WHAT YOU HAVE TO DO:
Below are some entries. Transcribe the lines from the one holding "Give me the matplotlib source for this chart." to the one holding "ax = fig.add_axes([0.0262, 0.1388, 0.9464, 0.5994])", inclusive, but not the pictures among them.

RECORDED INFORMATION:
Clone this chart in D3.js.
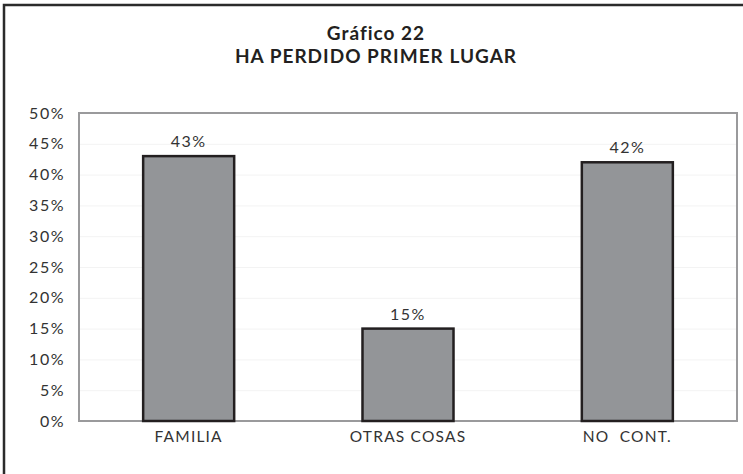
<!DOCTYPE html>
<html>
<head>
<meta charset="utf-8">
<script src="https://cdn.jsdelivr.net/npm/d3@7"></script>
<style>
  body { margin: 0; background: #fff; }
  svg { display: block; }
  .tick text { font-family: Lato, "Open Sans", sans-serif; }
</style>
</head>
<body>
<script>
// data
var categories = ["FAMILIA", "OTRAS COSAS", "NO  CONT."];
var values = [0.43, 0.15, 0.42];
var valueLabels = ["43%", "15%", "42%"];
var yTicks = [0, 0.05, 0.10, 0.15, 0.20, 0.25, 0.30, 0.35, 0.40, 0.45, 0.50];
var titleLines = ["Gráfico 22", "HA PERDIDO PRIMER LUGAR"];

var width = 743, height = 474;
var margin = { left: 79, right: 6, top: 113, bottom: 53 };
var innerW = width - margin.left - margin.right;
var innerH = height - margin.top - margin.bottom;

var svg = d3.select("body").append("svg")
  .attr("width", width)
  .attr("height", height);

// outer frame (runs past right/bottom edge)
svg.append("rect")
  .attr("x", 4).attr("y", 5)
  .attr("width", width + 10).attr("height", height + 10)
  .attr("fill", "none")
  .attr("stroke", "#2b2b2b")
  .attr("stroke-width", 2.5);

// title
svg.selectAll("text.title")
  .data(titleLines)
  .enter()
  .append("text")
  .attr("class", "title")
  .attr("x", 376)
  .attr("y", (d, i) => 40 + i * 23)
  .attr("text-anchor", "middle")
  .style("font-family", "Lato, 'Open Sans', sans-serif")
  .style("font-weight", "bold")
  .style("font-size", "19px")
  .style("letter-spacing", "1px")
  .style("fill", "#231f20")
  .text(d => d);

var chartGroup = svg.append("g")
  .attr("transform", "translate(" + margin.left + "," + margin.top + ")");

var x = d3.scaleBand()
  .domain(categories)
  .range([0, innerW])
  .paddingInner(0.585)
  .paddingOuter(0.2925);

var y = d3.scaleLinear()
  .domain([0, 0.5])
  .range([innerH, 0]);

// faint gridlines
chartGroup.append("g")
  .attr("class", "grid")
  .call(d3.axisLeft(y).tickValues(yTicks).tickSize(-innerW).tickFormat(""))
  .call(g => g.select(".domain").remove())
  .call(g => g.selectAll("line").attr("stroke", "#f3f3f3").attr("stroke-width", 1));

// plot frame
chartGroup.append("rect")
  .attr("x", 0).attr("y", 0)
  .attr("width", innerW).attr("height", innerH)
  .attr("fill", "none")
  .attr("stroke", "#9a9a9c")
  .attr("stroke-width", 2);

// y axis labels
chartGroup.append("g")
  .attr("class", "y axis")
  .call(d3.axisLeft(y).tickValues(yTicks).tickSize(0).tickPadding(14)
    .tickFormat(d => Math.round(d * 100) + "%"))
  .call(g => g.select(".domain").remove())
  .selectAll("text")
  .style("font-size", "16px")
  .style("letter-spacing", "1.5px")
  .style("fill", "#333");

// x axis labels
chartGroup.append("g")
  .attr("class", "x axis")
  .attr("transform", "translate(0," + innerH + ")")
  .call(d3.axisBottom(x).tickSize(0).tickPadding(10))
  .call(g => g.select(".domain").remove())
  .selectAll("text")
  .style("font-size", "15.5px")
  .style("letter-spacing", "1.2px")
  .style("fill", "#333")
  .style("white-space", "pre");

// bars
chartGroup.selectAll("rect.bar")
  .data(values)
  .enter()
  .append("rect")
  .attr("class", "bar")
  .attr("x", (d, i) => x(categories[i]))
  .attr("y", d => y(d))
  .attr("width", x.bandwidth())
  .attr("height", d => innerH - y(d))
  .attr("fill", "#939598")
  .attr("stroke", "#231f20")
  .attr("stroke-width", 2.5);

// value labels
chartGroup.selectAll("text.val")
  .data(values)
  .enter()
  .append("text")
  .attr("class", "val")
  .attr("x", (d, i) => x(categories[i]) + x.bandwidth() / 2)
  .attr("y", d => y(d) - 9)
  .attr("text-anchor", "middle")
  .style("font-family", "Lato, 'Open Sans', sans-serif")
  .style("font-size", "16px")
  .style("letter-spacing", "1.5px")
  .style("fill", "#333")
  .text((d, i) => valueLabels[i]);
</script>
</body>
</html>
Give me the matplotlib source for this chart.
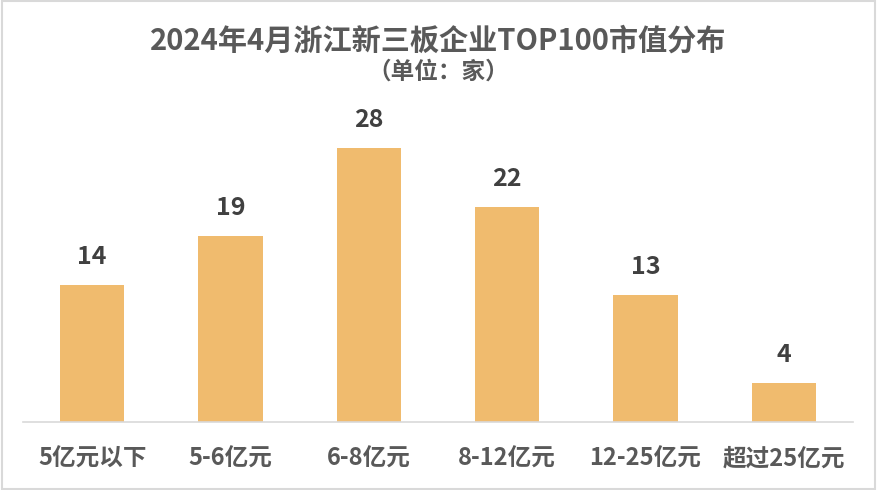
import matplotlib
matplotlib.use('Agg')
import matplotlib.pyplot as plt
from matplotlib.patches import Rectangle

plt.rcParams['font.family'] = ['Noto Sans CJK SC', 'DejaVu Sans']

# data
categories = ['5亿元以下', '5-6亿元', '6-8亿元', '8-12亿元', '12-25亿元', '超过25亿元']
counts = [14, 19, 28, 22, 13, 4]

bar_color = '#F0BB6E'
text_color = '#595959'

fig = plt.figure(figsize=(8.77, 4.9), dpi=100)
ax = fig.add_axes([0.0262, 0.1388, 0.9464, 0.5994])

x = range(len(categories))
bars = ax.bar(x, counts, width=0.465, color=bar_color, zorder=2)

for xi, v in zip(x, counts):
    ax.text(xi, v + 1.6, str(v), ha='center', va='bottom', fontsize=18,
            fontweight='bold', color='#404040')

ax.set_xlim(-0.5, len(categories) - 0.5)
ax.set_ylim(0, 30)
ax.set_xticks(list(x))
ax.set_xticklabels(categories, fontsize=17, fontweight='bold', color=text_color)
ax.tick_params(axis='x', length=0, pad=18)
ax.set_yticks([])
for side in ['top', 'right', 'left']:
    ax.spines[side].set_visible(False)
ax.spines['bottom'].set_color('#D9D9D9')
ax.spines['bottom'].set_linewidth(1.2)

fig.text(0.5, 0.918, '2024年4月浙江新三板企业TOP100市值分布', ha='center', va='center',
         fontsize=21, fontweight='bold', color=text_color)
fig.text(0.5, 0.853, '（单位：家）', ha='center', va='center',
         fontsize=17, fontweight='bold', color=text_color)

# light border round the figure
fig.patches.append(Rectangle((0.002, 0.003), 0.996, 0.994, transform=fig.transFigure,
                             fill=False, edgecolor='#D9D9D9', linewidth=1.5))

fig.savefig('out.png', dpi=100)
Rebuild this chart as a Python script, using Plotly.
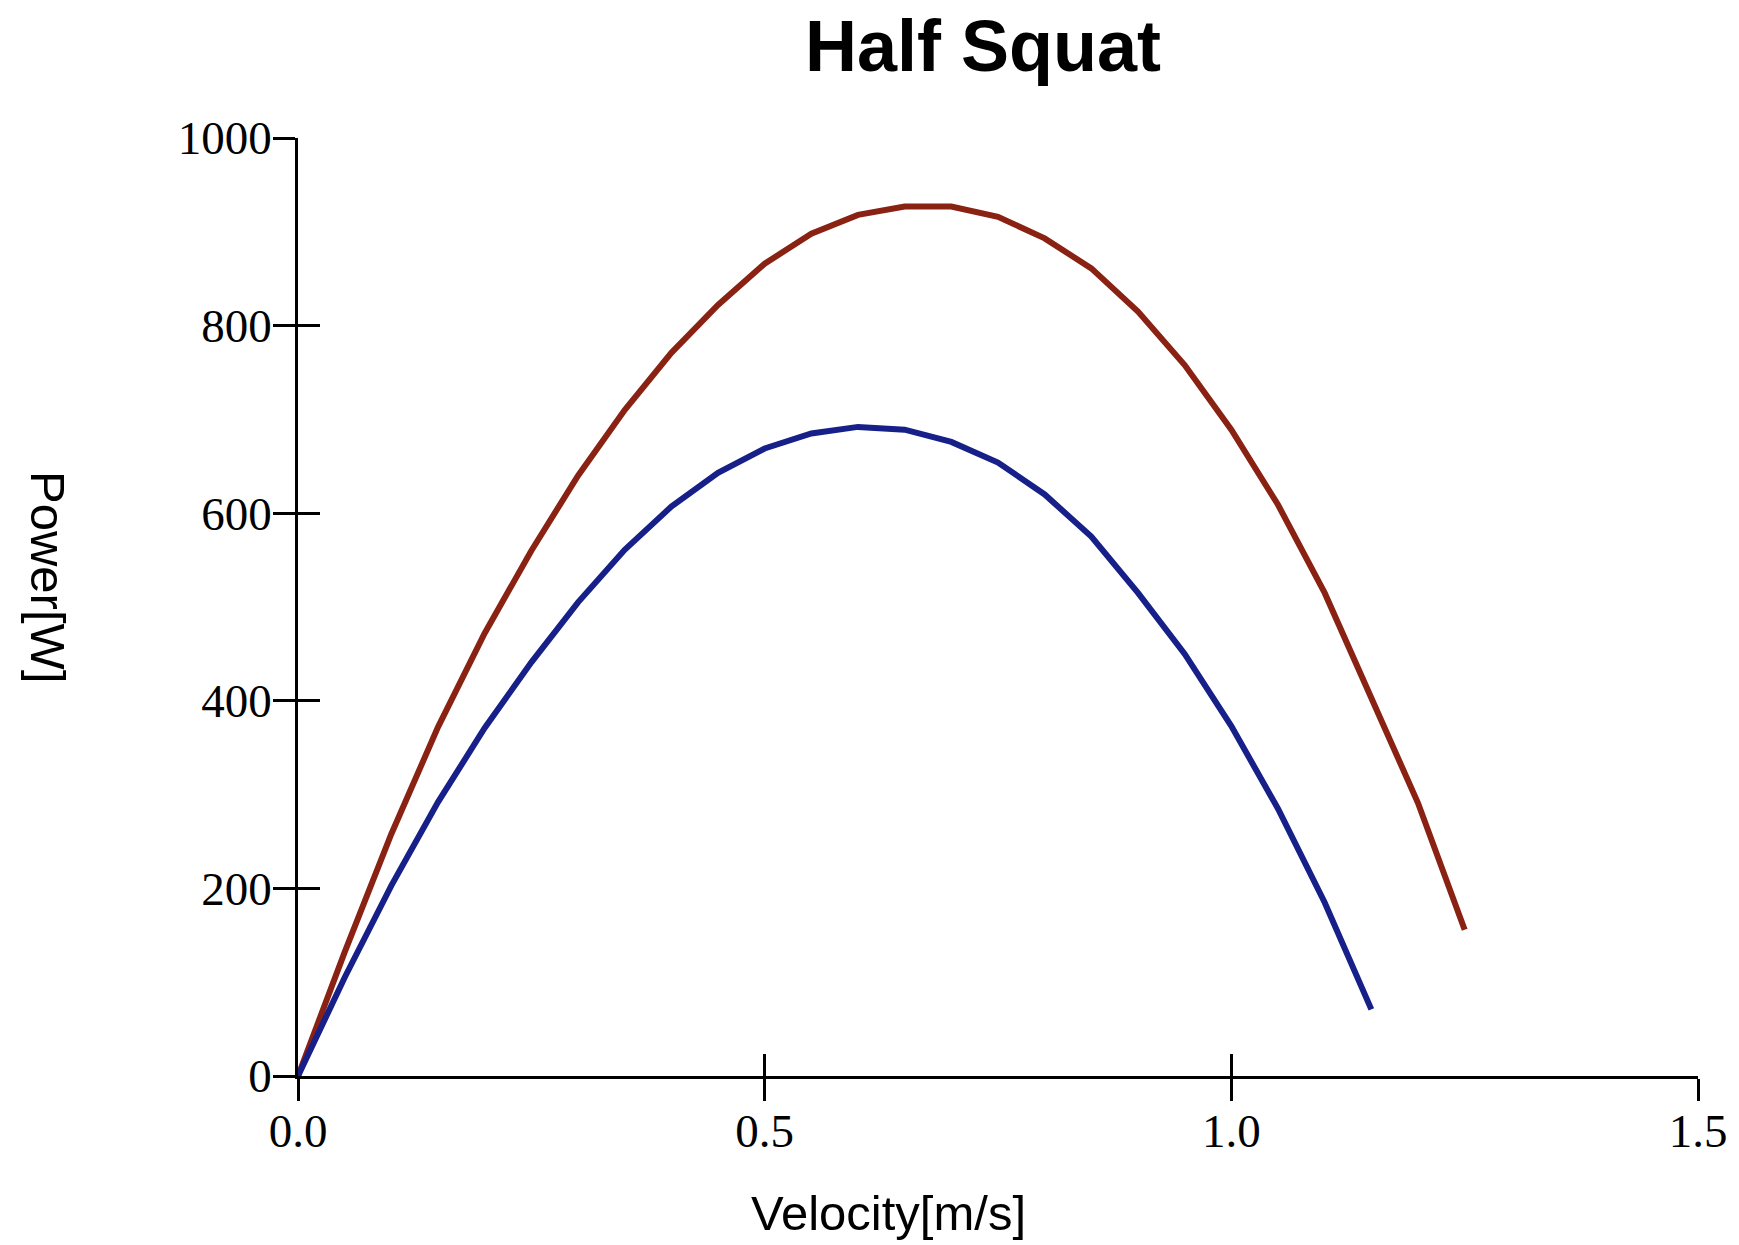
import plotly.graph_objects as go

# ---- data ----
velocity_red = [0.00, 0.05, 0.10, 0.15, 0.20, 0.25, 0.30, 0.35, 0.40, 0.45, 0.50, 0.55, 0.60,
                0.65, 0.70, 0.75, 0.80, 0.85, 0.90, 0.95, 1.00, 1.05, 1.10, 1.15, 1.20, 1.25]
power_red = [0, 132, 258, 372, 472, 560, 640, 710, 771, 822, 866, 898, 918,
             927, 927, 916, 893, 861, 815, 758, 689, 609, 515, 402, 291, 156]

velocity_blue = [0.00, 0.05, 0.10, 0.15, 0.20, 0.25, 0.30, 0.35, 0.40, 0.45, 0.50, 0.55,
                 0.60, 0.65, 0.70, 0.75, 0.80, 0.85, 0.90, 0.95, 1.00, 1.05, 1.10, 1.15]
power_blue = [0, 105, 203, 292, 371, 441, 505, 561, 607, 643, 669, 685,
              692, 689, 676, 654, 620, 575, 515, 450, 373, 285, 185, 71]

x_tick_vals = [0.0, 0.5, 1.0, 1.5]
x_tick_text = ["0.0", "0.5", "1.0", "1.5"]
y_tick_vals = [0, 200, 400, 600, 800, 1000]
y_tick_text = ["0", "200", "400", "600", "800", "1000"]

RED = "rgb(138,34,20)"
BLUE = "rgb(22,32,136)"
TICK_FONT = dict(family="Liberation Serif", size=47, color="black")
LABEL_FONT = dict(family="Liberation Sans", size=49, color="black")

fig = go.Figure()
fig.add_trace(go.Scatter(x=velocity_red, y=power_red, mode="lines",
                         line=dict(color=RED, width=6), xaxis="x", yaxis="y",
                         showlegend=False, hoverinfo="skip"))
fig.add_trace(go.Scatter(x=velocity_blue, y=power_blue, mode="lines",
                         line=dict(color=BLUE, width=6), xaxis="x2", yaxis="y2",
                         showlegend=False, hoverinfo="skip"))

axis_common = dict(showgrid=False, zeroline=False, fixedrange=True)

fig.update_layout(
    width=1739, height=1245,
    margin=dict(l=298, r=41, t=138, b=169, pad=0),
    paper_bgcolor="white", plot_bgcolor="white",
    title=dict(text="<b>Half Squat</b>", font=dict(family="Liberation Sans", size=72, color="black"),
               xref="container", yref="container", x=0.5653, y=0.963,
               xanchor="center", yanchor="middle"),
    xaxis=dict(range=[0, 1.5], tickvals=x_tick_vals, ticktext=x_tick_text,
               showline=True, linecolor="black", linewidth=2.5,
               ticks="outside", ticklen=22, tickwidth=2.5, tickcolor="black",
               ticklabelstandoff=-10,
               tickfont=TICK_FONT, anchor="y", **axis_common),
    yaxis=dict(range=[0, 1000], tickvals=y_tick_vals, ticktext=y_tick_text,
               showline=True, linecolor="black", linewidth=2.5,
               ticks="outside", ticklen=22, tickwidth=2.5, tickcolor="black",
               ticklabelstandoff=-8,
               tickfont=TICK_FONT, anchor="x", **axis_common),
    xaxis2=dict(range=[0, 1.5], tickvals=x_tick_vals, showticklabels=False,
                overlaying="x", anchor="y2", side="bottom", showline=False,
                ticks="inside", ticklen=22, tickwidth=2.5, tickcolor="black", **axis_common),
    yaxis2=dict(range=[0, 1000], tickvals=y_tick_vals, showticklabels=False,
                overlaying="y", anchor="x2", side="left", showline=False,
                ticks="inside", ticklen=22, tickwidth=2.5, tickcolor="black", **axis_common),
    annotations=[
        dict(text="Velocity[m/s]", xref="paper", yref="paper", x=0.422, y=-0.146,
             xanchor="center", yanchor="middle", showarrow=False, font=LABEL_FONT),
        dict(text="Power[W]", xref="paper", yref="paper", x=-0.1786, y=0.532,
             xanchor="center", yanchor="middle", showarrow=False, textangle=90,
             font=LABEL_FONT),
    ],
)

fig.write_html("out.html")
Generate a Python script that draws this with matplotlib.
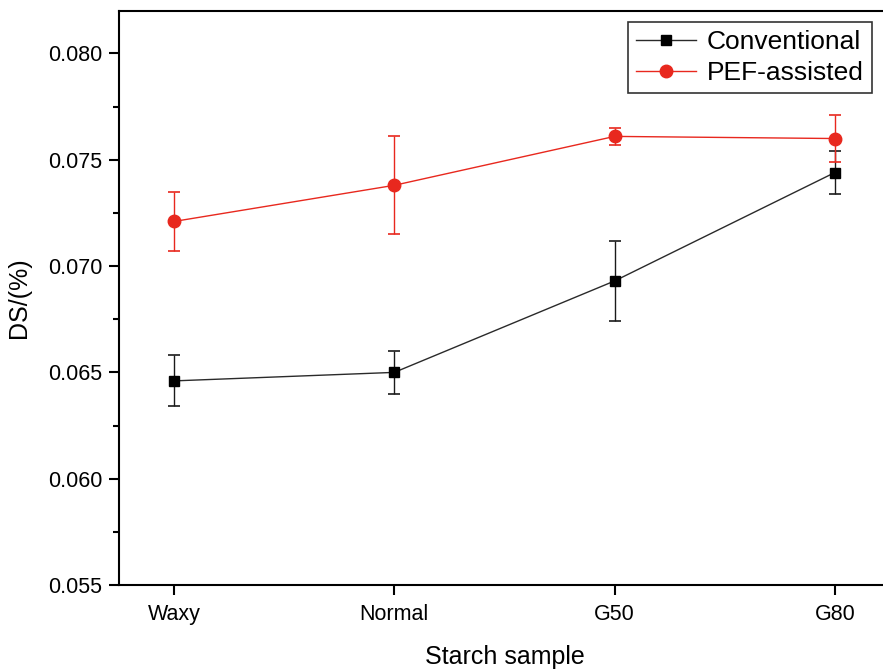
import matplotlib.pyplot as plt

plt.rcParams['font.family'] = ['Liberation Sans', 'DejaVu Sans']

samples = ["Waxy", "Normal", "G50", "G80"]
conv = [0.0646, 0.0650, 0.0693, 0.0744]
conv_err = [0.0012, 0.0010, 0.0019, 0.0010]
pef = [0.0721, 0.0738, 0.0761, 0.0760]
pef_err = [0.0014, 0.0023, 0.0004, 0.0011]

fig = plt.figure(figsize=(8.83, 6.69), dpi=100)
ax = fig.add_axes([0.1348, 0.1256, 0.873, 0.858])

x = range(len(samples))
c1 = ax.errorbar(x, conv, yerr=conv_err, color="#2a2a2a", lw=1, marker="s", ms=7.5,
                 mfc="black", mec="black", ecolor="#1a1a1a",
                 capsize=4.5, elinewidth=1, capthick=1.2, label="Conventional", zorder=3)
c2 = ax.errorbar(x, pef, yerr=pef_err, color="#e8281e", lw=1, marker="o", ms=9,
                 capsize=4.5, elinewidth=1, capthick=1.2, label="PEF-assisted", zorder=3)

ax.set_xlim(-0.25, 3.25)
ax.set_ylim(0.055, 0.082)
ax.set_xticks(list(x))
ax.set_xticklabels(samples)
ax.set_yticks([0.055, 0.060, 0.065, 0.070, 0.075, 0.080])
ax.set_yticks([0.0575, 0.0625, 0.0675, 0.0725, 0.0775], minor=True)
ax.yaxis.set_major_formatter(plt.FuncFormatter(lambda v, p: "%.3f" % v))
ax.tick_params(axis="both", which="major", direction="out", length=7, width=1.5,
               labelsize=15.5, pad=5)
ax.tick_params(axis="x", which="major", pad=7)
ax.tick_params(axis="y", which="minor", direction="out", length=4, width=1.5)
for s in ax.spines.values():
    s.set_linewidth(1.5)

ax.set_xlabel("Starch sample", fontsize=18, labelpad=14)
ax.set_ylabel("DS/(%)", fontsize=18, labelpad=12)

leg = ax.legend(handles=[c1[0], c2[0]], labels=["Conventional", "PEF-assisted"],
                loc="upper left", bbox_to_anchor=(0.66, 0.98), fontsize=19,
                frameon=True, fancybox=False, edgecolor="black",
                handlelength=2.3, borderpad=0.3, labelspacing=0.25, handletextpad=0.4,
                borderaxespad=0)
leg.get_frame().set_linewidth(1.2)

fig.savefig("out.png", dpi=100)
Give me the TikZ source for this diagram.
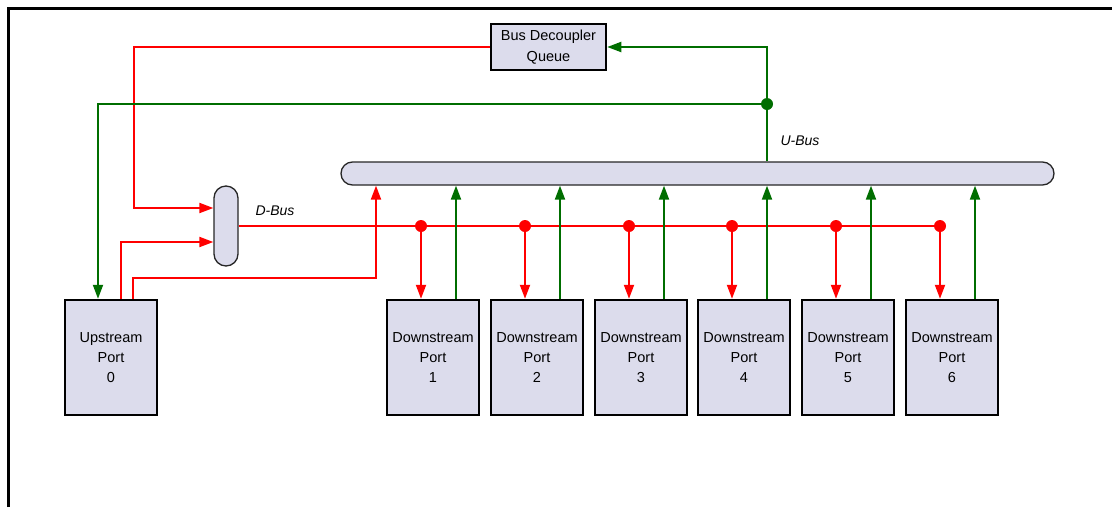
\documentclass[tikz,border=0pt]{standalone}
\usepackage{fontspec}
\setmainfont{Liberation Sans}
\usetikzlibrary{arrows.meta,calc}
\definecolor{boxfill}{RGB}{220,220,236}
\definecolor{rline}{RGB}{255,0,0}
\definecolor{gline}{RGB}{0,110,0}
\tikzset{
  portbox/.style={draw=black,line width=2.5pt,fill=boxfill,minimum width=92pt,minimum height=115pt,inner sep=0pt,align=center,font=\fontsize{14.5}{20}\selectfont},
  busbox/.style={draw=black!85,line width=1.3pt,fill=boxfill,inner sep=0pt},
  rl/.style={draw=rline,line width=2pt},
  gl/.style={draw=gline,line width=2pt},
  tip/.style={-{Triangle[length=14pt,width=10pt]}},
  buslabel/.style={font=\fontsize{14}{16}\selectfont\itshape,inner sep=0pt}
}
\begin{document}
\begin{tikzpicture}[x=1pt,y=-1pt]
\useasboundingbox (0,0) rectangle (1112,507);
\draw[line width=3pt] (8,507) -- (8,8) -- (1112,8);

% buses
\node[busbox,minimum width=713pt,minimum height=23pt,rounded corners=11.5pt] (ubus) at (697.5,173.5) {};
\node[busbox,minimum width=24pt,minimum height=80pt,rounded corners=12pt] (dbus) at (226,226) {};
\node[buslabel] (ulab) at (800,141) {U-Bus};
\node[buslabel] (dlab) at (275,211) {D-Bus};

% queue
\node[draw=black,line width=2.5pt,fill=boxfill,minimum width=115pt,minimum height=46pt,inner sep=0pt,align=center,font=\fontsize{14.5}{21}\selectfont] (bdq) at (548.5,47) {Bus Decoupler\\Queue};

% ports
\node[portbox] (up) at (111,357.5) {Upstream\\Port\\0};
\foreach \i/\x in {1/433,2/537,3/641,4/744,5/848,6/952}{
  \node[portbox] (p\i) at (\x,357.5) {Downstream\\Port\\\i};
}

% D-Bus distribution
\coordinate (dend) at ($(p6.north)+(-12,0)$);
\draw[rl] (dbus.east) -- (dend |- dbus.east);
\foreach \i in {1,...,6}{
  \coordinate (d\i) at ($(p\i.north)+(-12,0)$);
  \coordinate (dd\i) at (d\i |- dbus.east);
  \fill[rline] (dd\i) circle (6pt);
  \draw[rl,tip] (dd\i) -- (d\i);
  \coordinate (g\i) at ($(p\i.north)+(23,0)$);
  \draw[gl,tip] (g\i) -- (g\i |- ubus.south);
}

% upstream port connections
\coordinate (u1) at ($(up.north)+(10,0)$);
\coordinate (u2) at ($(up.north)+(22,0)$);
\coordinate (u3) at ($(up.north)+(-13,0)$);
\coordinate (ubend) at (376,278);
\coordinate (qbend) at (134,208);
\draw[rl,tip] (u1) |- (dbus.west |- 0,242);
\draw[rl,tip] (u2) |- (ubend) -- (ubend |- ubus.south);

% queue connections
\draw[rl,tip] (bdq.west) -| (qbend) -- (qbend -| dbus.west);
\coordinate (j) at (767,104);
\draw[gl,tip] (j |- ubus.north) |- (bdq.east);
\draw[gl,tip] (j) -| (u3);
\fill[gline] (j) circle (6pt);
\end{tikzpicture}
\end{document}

FINISHED ANSWER:
Give me the matplotlib source for this chart.
import matplotlib
matplotlib.use('Agg')
import matplotlib.pyplot as plt
from matplotlib.patches import Rectangle

plt.rcParams['font.family'] = ['Noto Sans CJK SC', 'DejaVu Sans']

# data
categories = ['5亿元以下', '5-6亿元', '6-8亿元', '8-12亿元', '12-25亿元', '超过25亿元']
counts = [14, 19, 28, 22, 13, 4]

bar_color = '#F0BB6E'
text_color = '#595959'

fig = plt.figure(figsize=(8.77, 4.9), dpi=100)
ax = fig.add_axes([0.0262, 0.1388, 0.9464, 0.5994])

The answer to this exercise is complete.